Unbeknownst to customers, however, by enrolling in GM’s products, they were “agreeing” to General Motors’ collection and sale of their data. Despite lengthy and convoluted disclosures, General Motors never informed its customers of its actual conduct—the systematic collection and sale of their highly detailed driving data.

I see two suitable civil sanctions here, assuming conviction. One is to force GMC to disclose the amount of money it received over those two years from its sale of those data. It must then be required to pay that money to each person who bought a GMC vehicle from those two model years, whether the vehicle was bought new or used. Yes, yes, identifying all the used vehicle buyers will be difficult. Cry me a river. GMC should have thought about that beforehand.

The other isn’t really a sanction, per se. GMC should be required to disclose each of the buyers of those data, and then each of those buyers should be required to certify that it has purged all of the data of this type that GMC sold to it.

It would be suitable, also, to go after criminal sanctions against the GMC executives who authorized the illegal collection of the data, who authorized the sale of those illegally collected data, and who carried out the collections, and who carried out the sales.

It’s time to get draconian in sanctioning these data thefts. Bad enough we have to deal with hackers; we shouldn’t have to be subject to such thefts from allegedly mainstream companies.

A Silly Tradeoff

In an editorial regarding former President and current Republican Presidential candidate Donald Trump as “Central Banker”—The Wall Street Journal editors’ tongue-in-cheek term—those same editors noted this about the Federal Reserve’s economic models:

[T]he Fed staff’s models that are still rooted in the tradeoff between inflation and unemployment.

The editors are right about that being a mistake; although they don’t expand on that claim with their reasoning about why that’s a mistake.

My claim about why that’s a mistake is this. First, the Fed’s situation is rooted in its statutorily mandated requirement to maintain price stability and to maintain full employment. The view from Congressional and White House politicians, the Fed, and so many economists is that these are separate, if not mutually opposing (and so not so separate) requirements.

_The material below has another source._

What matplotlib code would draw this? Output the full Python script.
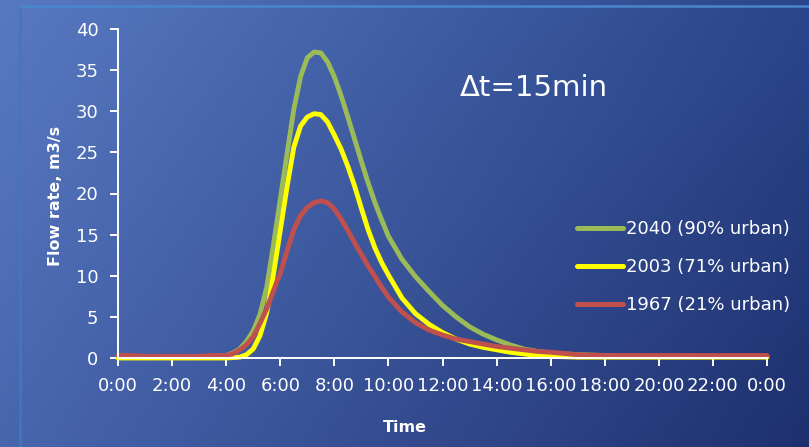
import numpy as np
import matplotlib
matplotlib.use("Agg")
import matplotlib.pyplot as plt
from matplotlib.lines import Line2D

# ---- data (hours, m3/s) ----
time_h = [0, 0.5, 1, 2, 3, 3.5,
          4.0, 4.25, 4.5, 4.75, 5.0, 5.25, 5.5, 5.75, 6.0, 6.25, 6.5, 6.75,
          7.0, 7.25, 7.5, 7.75, 8.0, 8.25, 8.5, 8.75, 9.0, 9.25, 9.5, 9.75, 10.0,
          10.5, 11, 11.5, 12, 12.5, 13, 13.5, 14, 14.5, 15, 15.5, 16,
          17, 18, 19, 20, 21, 22, 23, 24]

flow_2040 = [0.2, 0.2, 0.1, 0.1, 0.1, 0.2,
             0.3, 0.6, 1.1, 2.0, 3.3, 5.3, 8.6, 13.8, 19.3, 24.8, 30.2, 34.2,
             36.5, 37.2, 37.1, 36.0, 34.2, 31.9, 29.3, 26.6, 23.9, 21.3, 18.9, 16.8, 14.8,
             12.0, 9.9, 8.1, 6.4, 5.0, 3.8, 2.9, 2.2, 1.6, 1.1, 0.8, 0.6,
             0.4, 0.3, 0.2, 0.2, 0.2, 0.2, 0.2, 0.2]

flow_2003 = [0.0, 0.0, 0.0, 0.0, 0.0, 0.0,
             0.0, 0.05, 0.1, 0.4, 1.1, 2.7, 5.5, 10.2, 15.5, 20.8, 25.6, 28.2,
             29.3, 29.7, 29.6, 28.7, 27.1, 25.4, 23.3, 20.9, 18.2, 15.6, 13.4, 11.6, 10.1,
             7.3, 5.4, 4.1, 3.1, 2.3, 1.7, 1.3, 1.0, 0.7, 0.5, 0.3, 0.2,
             0.1, 0.1, 0.1, 0.1, 0.1, 0.1, 0.1, 0.1]

flow_1967 = [0.3, 0.3, 0.2, 0.2, 0.2, 0.3,
             0.3, 0.5, 1.0, 1.6, 2.6, 4.2, 6.0, 8.2, 10.3, 13.0, 15.6, 17.3,
             18.3, 18.9, 19.1, 18.9, 18.1, 16.9, 15.5, 14.0, 12.6, 11.2, 9.9, 8.6, 7.4,
             5.6, 4.3, 3.4, 2.8, 2.3, 2.0, 1.7, 1.4, 1.2, 1.0, 0.8, 0.7,
             0.4, 0.3, 0.3, 0.3, 0.3, 0.3, 0.3, 0.3]

series_labels = ["2040 (90% urban)", "2003 (71% urban)", "1967 (21% urban)"]
series_colors = ["#9bbb59", "#ffff00", "#c0504d"]

x_ticks = list(range(0, 25, 2))
x_tick_labels = ["0:00", "2:00", "4:00", "6:00", "8:00", "10:00", "12:00",
                 "14:00", "16:00", "18:00", "20:00", "22:00", "0:00"]
y_ticks = [0, 5, 10, 15, 20, 25, 30, 35, 40]

W, H = 809, 447
fig = plt.figure(figsize=(W / 100, H / 100), dpi=100)

# ---- gradient background ----
bg = fig.add_axes([0, 0, 1, 1], zorder=-10)
tl = np.array([88, 121, 194]) / 255
tr = np.array([42, 70, 138]) / 255
bl = np.array([72, 102, 174]) / 255
br = np.array([30, 48, 110]) / 255
u = np.linspace(0, 1, 200)[None, :, None]
v = np.linspace(0, 1, 120)[:, None, None]
img = (1 - v) * ((1 - u) * tl + u * tr) + v * ((1 - u) * bl + u * br)
bg.imshow(img, aspect="auto", extent=[0, 1, 0, 1], interpolation="bilinear")
bg.set_axis_off()

# frame lines
fig.add_artist(Line2D([20 / W, 20 / W], [0, 1 - 6 / H], transform=fig.transFigure,
                      color="#4079bb", lw=1.8))
fig.add_artist(Line2D([20 / W, 1], [1 - 6 / H, 1 - 6 / H], transform=fig.transFigure,
                      color="#4a86cc", lw=1.8))

# ---- main axes ----
ax = fig.add_axes([118 / W, 1 - 358 / H, (767 - 118) / W, (358 - 29) / H])
ax.set_facecolor("none")
for vals, lab, col in zip([flow_2040, flow_2003, flow_1967], series_labels, series_colors):
    ax.plot(time_h, vals, color=col, lw=3.5, label=lab, clip_on=False,
            solid_capstyle="round", solid_joinstyle="round")

ax.set_xlim(0, 24)
ax.set_ylim(0, 40)
ax.set_xticks(x_ticks)
ax.set_xticklabels(x_tick_labels)
ax.set_yticks(y_ticks)
for s in ["top", "right"]:
    ax.spines[s].set_visible(False)
for s in ["left", "bottom"]:
    ax.spines[s].set_color("white")
    ax.spines[s].set_linewidth(1.4)
ax.tick_params(axis="both", colors="white", labelcolor="white", width=1.4,
               length=5.5, direction="out", labelsize=13)
ax.tick_params(axis="y", pad=8.5)
ax.tick_params(axis="x", pad=8)

fig.text(55 / W, 1 - 196 / H, "Flow rate, m3/s", rotation=90, color="white",
         fontsize=11.5, fontweight="bold", ha="center", va="center")
fig.text(405 / W, 1 - 427 / H, "Time", color="white", fontsize=11.5,
         fontweight="bold", ha="center", va="center")
fig.text(460 / W, 1 - 96 / H, "\u0394t=15min", color="white", fontsize=21,
         ha="left", va="baseline")

leg = ax.legend(loc="center left", bbox_to_anchor=(577 / W, 1 - 267 / H),
                bbox_transform=fig.transFigure, frameon=False, fontsize=13,
                handlelength=2.55, handletextpad=0.15, labelspacing=1.1,
                borderpad=0, borderaxespad=0)
for t in leg.get_texts():
    t.set_color("white")
for h in leg.get_lines():
    h.set_linewidth(3.6)

fig.savefig("out.png", dpi=100)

My view, then, is that the two requirements are closely related, but in sequence, not in opposition. Keeping prices reasonably stable—the Fed’s nominal inflation target of 2% per year works well enough—greatly facilitates a healthy, growing economy. That healthy, growing economy itself pushes toward full employment. The Fed’s strongest move toward its full employment mandate, then, is to satisfy its mandate of maintaining price stability and to take no overt action regarding employment.